(THE INPUT)
========

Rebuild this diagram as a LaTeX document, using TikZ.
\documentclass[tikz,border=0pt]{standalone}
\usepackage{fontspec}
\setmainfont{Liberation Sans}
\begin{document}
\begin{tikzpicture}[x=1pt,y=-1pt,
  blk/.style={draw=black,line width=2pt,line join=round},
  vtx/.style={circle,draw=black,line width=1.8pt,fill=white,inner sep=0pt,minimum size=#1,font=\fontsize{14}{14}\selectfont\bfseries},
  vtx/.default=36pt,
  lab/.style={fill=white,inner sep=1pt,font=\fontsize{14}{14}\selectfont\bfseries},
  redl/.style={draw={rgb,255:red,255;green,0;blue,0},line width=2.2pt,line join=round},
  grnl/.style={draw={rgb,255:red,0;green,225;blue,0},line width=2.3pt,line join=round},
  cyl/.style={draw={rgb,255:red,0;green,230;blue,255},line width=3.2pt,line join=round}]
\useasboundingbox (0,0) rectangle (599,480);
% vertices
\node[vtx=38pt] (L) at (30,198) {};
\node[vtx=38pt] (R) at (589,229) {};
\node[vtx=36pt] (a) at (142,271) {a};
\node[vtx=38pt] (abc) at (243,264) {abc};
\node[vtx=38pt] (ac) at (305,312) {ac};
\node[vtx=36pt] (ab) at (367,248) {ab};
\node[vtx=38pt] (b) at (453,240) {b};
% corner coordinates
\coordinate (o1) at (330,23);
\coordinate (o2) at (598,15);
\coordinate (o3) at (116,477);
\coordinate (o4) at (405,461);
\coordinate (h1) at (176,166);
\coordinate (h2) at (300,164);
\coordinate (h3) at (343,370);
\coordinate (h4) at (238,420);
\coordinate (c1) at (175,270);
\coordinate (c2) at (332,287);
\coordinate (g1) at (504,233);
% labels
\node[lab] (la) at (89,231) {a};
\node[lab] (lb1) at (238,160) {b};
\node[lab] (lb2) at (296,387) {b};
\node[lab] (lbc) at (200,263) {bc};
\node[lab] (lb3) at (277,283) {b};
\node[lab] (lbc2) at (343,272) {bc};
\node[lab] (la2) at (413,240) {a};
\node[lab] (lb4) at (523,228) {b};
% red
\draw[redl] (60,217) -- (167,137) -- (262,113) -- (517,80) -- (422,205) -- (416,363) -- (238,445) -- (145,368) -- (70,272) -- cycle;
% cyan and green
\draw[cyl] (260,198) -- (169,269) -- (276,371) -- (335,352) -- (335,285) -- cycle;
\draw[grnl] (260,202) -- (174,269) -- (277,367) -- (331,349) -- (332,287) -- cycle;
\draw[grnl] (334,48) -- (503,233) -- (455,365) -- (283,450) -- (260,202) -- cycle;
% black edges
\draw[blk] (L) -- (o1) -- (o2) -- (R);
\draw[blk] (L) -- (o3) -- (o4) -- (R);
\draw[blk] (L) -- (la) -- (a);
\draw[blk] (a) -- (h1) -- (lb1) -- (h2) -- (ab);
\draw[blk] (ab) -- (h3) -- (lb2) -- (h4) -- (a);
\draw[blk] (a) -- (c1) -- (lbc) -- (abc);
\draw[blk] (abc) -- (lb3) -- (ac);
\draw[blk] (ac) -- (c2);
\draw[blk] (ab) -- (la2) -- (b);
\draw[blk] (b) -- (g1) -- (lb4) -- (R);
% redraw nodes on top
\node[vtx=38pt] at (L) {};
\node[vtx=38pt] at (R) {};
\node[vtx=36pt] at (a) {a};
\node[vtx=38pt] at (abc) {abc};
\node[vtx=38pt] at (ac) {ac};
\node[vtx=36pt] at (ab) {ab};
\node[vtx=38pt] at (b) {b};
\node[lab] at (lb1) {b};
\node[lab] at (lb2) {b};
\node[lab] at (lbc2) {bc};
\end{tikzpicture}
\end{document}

========

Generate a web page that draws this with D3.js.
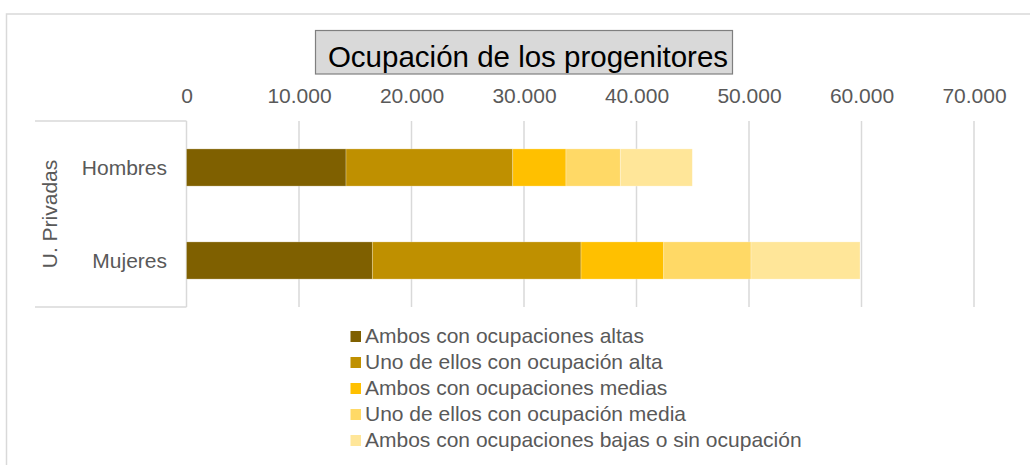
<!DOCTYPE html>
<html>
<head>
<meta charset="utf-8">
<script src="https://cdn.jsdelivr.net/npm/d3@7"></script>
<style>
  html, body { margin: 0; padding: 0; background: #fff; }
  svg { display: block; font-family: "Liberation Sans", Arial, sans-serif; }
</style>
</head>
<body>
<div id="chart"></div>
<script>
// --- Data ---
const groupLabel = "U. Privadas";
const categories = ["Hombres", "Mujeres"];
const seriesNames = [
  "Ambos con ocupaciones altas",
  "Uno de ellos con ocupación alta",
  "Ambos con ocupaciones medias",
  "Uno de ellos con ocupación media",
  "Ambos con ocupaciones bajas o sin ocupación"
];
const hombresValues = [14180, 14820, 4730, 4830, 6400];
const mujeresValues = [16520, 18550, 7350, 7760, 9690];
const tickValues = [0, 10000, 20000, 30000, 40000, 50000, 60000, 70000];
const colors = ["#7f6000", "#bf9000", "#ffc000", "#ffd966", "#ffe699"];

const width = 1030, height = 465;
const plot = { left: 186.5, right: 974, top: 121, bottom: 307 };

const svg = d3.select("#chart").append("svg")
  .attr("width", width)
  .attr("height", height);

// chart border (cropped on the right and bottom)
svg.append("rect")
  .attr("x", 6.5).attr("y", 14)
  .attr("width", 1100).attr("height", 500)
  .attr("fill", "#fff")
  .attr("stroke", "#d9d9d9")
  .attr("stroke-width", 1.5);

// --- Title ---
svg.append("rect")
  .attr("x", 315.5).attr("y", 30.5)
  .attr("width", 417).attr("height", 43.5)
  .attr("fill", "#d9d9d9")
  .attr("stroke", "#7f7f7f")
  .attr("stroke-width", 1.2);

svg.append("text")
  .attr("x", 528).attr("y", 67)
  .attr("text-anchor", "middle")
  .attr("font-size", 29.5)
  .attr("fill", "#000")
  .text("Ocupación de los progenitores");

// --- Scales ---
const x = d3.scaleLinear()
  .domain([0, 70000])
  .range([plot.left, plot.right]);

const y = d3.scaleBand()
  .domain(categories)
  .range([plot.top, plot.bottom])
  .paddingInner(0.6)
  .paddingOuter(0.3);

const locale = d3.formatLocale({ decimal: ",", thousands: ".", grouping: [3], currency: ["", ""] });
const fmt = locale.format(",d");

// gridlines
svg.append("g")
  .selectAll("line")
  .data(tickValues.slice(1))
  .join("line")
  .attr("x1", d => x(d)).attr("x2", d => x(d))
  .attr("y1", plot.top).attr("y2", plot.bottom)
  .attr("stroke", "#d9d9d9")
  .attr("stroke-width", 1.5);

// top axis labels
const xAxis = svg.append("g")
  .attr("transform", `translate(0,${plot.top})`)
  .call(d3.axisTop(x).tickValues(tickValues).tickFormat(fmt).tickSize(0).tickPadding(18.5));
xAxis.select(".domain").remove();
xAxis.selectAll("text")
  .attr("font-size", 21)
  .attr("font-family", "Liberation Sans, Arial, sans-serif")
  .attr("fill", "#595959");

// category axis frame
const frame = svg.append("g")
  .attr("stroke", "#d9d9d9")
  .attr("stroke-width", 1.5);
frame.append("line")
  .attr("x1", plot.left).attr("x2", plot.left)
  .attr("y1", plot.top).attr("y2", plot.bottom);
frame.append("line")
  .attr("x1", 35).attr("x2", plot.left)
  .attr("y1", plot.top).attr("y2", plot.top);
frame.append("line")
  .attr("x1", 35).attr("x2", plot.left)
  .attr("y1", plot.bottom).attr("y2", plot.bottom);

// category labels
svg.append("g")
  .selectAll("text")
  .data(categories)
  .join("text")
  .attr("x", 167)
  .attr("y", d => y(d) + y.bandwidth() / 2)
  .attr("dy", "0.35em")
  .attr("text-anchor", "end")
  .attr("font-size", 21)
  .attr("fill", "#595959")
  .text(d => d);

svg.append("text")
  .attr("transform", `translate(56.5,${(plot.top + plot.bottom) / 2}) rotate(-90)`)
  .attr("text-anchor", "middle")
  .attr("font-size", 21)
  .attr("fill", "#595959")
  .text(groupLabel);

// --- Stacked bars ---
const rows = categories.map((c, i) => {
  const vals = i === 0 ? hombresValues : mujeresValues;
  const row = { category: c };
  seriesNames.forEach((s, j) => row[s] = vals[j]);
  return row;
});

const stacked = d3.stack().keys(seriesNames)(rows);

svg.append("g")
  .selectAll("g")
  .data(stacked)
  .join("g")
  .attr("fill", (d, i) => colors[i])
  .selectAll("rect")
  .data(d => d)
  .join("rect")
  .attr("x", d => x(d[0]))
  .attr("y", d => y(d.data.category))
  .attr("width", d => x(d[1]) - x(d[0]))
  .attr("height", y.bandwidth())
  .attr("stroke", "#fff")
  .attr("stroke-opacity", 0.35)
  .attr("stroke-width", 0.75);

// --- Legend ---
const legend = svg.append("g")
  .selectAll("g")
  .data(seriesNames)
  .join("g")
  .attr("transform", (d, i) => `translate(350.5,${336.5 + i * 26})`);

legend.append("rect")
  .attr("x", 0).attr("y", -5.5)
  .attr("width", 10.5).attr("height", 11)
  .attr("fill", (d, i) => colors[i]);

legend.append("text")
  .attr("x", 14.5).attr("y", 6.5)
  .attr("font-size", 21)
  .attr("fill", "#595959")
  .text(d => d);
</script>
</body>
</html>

========

(EXERCISE INSTRUCTIONS) Determine how many lines of the listing hold the word "this" and reply with that figure alone.

(WRITTEN ANSWER) 2